Task goal
Only the lines from the start of the data through the line with "const bulkAvg = [[81430,7.7]];" belong in the copy. Restate them word for word, minus the pictures.

Data block
====================
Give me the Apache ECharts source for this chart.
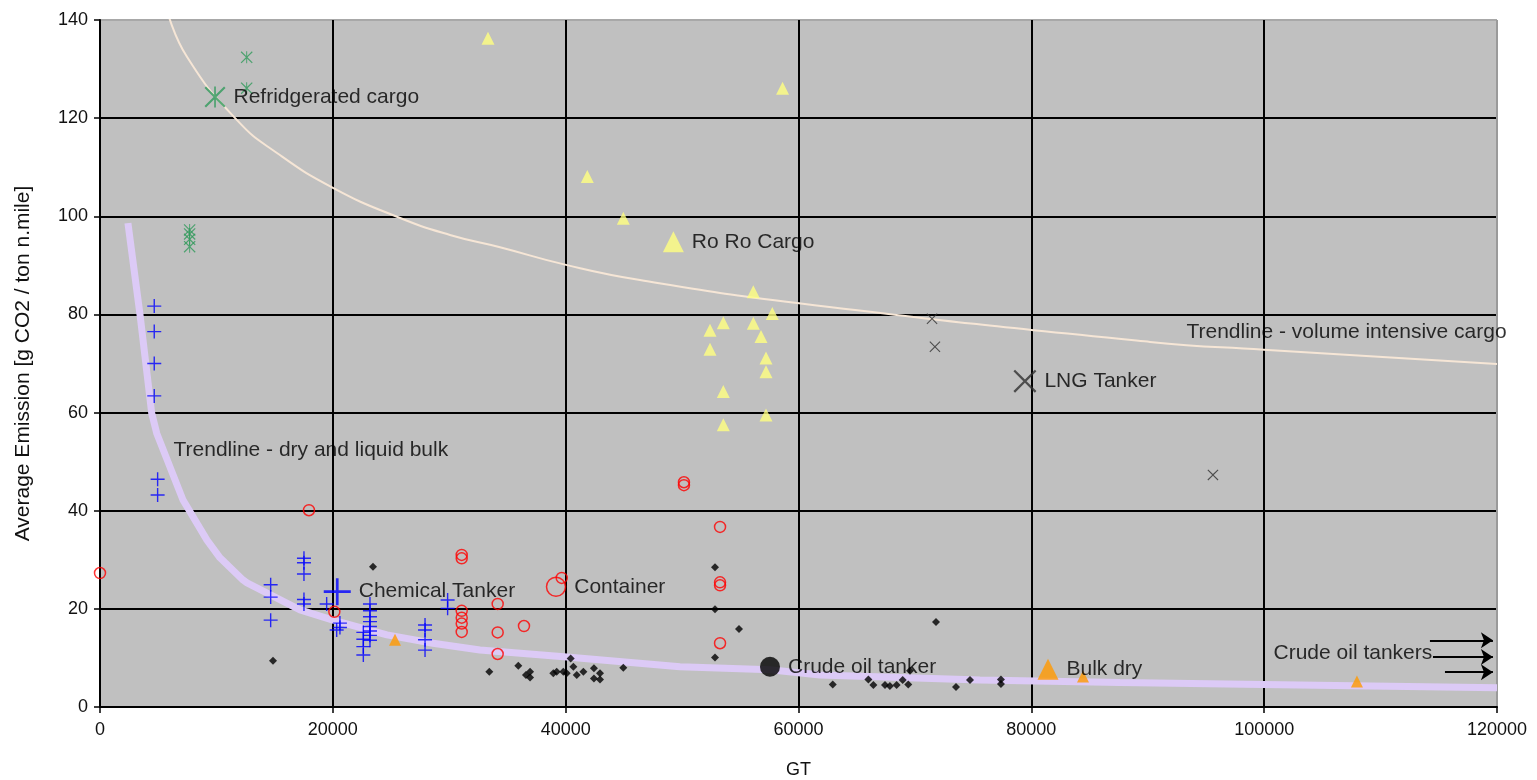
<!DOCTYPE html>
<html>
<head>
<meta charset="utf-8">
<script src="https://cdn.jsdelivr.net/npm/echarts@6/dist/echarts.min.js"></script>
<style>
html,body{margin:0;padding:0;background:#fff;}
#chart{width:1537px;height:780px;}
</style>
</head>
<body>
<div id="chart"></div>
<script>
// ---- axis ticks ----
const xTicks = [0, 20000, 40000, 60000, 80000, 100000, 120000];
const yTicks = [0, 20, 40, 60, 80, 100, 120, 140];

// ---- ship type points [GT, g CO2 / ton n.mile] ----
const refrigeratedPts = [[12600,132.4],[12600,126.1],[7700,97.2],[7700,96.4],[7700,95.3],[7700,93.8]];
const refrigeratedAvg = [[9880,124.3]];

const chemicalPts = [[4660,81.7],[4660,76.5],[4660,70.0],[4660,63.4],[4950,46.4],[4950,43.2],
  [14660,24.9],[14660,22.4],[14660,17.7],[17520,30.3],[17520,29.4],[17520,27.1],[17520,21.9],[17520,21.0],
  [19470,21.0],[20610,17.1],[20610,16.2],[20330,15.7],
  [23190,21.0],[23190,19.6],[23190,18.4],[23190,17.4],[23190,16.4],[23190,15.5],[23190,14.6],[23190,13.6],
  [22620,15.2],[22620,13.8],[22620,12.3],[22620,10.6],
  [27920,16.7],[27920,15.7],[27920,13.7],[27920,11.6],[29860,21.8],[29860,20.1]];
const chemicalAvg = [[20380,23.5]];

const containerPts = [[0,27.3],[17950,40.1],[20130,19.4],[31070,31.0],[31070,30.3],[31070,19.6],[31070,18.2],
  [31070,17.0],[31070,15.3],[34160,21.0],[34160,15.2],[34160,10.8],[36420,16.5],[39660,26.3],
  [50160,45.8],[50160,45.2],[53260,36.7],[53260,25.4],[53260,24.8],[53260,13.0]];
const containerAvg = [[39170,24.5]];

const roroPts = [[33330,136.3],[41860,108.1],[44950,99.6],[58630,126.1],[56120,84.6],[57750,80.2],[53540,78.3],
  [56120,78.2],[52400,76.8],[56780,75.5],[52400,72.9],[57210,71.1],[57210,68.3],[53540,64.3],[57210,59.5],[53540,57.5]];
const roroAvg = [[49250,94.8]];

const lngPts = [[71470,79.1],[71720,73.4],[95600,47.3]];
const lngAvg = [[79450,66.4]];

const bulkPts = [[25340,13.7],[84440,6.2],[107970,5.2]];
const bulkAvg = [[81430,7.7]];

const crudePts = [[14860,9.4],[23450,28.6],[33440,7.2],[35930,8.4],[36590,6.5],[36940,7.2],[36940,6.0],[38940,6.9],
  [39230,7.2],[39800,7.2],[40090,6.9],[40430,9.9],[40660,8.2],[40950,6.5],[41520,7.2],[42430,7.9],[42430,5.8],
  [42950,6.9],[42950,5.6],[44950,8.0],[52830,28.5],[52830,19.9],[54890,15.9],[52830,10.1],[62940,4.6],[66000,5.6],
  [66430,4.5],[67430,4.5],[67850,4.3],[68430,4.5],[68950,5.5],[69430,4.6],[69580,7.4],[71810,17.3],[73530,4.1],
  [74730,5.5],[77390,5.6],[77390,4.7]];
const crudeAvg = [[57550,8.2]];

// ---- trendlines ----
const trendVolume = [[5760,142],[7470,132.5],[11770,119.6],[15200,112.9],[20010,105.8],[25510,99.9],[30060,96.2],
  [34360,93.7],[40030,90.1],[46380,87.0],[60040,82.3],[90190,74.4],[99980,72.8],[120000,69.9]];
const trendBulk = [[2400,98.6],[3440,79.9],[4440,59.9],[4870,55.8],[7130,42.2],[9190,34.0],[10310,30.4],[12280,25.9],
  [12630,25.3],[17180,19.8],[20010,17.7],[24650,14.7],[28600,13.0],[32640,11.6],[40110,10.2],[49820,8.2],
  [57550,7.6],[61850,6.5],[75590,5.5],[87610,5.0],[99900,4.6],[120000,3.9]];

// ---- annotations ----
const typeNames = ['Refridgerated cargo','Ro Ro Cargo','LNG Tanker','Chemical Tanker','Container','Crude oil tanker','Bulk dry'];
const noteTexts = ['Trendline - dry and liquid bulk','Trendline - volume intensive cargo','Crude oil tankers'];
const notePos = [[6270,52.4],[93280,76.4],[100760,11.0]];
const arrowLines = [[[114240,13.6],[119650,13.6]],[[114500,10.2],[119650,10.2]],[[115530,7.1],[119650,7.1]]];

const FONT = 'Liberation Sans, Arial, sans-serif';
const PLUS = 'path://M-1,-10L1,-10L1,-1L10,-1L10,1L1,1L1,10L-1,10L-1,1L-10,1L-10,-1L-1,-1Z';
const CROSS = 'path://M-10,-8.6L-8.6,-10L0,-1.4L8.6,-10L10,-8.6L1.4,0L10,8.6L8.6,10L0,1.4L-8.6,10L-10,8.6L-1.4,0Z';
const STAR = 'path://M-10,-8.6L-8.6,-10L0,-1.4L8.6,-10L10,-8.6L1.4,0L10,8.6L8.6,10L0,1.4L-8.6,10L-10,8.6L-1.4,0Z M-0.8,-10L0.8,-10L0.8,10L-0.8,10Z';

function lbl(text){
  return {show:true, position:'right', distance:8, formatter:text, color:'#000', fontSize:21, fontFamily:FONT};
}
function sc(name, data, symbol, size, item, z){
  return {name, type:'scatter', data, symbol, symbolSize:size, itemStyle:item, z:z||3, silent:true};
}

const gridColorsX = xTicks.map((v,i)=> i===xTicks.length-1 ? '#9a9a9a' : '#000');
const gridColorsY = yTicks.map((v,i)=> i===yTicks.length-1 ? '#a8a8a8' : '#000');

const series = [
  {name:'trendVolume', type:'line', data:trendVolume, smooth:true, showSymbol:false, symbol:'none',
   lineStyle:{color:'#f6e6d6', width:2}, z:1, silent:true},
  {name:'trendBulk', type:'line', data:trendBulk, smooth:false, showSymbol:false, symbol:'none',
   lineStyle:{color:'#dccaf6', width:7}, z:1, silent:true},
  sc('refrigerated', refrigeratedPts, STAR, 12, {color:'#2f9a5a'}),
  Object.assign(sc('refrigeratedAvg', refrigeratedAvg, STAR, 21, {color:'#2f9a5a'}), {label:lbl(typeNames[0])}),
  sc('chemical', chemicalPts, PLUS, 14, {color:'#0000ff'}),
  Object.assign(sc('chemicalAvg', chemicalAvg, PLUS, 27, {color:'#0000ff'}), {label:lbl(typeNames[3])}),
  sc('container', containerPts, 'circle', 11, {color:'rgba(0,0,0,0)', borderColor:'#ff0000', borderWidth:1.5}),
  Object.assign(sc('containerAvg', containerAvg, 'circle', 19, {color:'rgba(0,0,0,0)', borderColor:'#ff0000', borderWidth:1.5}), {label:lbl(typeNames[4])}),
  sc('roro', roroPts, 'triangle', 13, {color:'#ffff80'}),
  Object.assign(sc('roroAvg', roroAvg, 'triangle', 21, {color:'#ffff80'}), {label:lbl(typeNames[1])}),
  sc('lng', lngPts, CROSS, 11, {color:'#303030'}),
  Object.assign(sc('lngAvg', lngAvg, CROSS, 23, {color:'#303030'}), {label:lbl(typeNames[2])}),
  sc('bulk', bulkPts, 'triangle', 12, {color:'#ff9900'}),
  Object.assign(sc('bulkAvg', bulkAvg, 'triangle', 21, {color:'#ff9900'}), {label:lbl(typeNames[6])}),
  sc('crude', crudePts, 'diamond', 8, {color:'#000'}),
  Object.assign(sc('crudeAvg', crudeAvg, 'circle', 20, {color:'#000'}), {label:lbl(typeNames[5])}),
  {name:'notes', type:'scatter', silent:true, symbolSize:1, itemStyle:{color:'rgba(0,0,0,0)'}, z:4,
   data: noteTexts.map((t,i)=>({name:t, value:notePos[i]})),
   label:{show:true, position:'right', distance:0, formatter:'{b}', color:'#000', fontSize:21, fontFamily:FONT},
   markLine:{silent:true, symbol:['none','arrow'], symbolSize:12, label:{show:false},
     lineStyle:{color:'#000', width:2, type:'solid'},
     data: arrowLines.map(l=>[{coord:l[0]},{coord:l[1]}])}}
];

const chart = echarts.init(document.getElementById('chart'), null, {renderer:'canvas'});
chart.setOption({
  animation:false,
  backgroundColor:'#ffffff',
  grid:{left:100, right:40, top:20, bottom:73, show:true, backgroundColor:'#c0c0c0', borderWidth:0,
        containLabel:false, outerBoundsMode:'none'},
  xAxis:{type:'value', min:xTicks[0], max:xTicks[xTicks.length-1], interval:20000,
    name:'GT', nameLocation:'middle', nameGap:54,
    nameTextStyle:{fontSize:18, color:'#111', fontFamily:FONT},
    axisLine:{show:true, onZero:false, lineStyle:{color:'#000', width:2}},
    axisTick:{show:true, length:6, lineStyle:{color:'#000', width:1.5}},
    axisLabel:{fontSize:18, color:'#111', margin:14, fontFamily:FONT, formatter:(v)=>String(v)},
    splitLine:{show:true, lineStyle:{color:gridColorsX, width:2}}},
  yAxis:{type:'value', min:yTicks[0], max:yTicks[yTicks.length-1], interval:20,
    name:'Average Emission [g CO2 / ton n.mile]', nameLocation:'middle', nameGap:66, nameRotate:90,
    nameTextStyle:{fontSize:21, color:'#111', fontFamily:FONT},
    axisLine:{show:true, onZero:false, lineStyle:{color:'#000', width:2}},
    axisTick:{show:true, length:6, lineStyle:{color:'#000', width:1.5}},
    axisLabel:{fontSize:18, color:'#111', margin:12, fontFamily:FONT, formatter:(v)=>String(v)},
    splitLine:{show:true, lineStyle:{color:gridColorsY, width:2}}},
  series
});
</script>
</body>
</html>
====================
Task result
Give me the Apache ECharts source for this chart.
<!DOCTYPE html>
<html>
<head>
<meta charset="utf-8">
<script src="https://cdn.jsdelivr.net/npm/echarts@6/dist/echarts.min.js"></script>
<style>
html,body{margin:0;padding:0;background:#fff;}
#chart{width:1537px;height:780px;}
</style>
</head>
<body>
<div id="chart"></div>
<script>
// ---- axis ticks ----
const xTicks = [0, 20000, 40000, 60000, 80000, 100000, 120000];
const yTicks = [0, 20, 40, 60, 80, 100, 120, 140];

// ---- ship type points [GT, g CO2 / ton n.mile] ----
const refrigeratedPts = [[12600,132.4],[12600,126.1],[7700,97.2],[7700,96.4],[7700,95.3],[7700,93.8]];
const refrigeratedAvg = [[9880,124.3]];

const chemicalPts = [[4660,81.7],[4660,76.5],[4660,70.0],[4660,63.4],[4950,46.4],[4950,43.2],
  [14660,24.9],[14660,22.4],[14660,17.7],[17520,30.3],[17520,29.4],[17520,27.1],[17520,21.9],[17520,21.0],
  [19470,21.0],[20610,17.1],[20610,16.2],[20330,15.7],
  [23190,21.0],[23190,19.6],[23190,18.4],[23190,17.4],[23190,16.4],[23190,15.5],[23190,14.6],[23190,13.6],
  [22620,15.2],[22620,13.8],[22620,12.3],[22620,10.6],
  [27920,16.7],[27920,15.7],[27920,13.7],[27920,11.6],[29860,21.8],[29860,20.1]];
const chemicalAvg = [[20380,23.5]];

const containerPts = [[0,27.3],[17950,40.1],[20130,19.4],[31070,31.0],[31070,30.3],[31070,19.6],[31070,18.2],
  [31070,17.0],[31070,15.3],[34160,21.0],[34160,15.2],[34160,10.8],[36420,16.5],[39660,26.3],
  [50160,45.8],[50160,45.2],[53260,36.7],[53260,25.4],[53260,24.8],[53260,13.0]];
const containerAvg = [[39170,24.5]];

const roroPts = [[33330,136.3],[41860,108.1],[44950,99.6],[58630,126.1],[56120,84.6],[57750,80.2],[53540,78.3],
  [56120,78.2],[52400,76.8],[56780,75.5],[52400,72.9],[57210,71.1],[57210,68.3],[53540,64.3],[57210,59.5],[53540,57.5]];
const roroAvg = [[49250,94.8]];

const lngPts = [[71470,79.1],[71720,73.4],[95600,47.3]];
const lngAvg = [[79450,66.4]];

const bulkPts = [[25340,13.7],[84440,6.2],[107970,5.2]];
const bulkAvg = [[81430,7.7]];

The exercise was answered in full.